The Fulani tribe in Northern Nigeria practice sharo as part of their wedding rites. Sharo is a tradition where a groom is beaten by the older members of the community to earn a wife and respect. If he flinches or is not strong enough to bear the pain, the wedding is cancelled. Again, Sharo involves flogging, where a young man receives cane lashes from another challenger for the same bride. He must show no signs of pain to show he’s man enough to care for his wife and become a respectable member of his community.

7. Fattening room

Fattening room

The fattening room is a tradition mostly practised in the South-South, particularly the Efiks of Cross River and Akwa Ibom states. Young women are kept exclusively in a room and fed to make them fat and ready for marriage. Being fat in those days meant being healthy and wealthy. It was considered proof of the good life.

8. Right hand only


In some Nigerian traditions, using your left hand for any reason is taboo. This includes handshakes, eating, drinking, writing or collecting things from people. Left-handed people always have a difficult time due to this weird tradition which shouldn’t exist today. It’s especially considered rude when you extend your left hand to greet, serve or collect something from an older person.

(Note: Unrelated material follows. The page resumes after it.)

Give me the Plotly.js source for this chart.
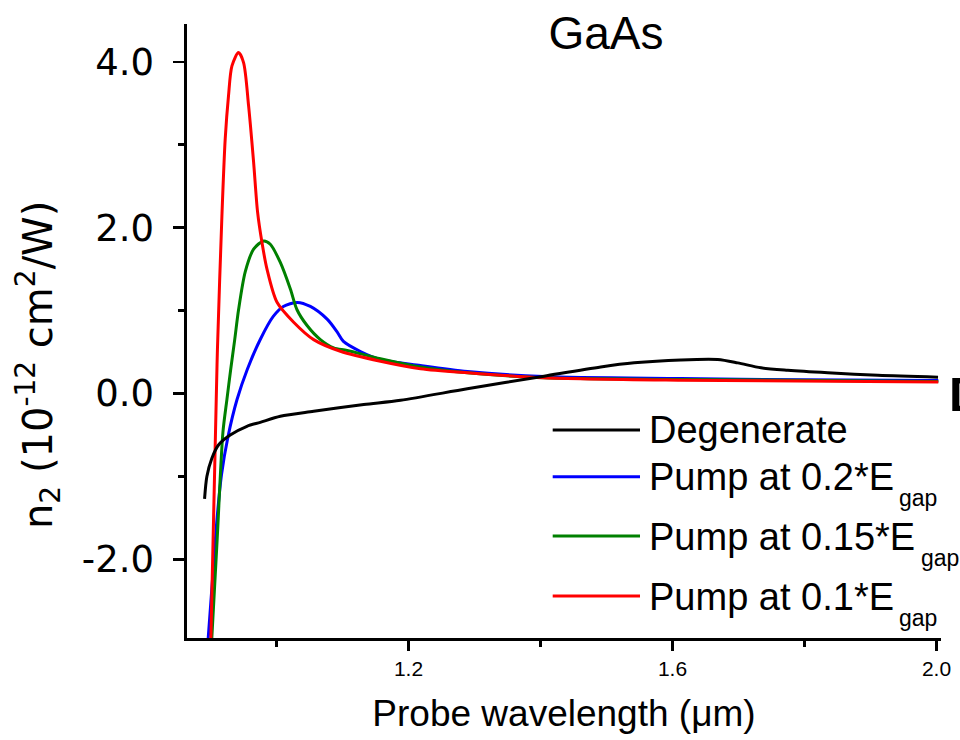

9. Women not coming out at night

Women not coming out at night

Nigerian festivals are usually colourful, lively and interesting. However, some traditions don’t allow women to witness some of these special events at night, especially when the night masquerade is patrolling the streets. This practice is common in the South, particularly the South-West, South-South and South-East. It’s taboo for a woman to be seen outside at night and failure to adhere to the tradition often incurs the wrath of the “gods” and masquerades.

10. Women not allowed to climb trees

Women not allowed to climb trees

In Igboland, it is taboo for a woman to climb trees, particularly palm trees and iroko. Climbing is reserved for men, and any woman caught going against the tradition has committed sacrilege against the gods and ancestors. No one knows why women are not allowed to climb trees apart from it is a taboo.

Finally, it’s important to note that some of these weird traditions in Nigeria are gradually phasing out. Thanks to feminism and technology, people have become enlightened enough to know that these weird traditions are irrelevant, causing more harm than good for the people.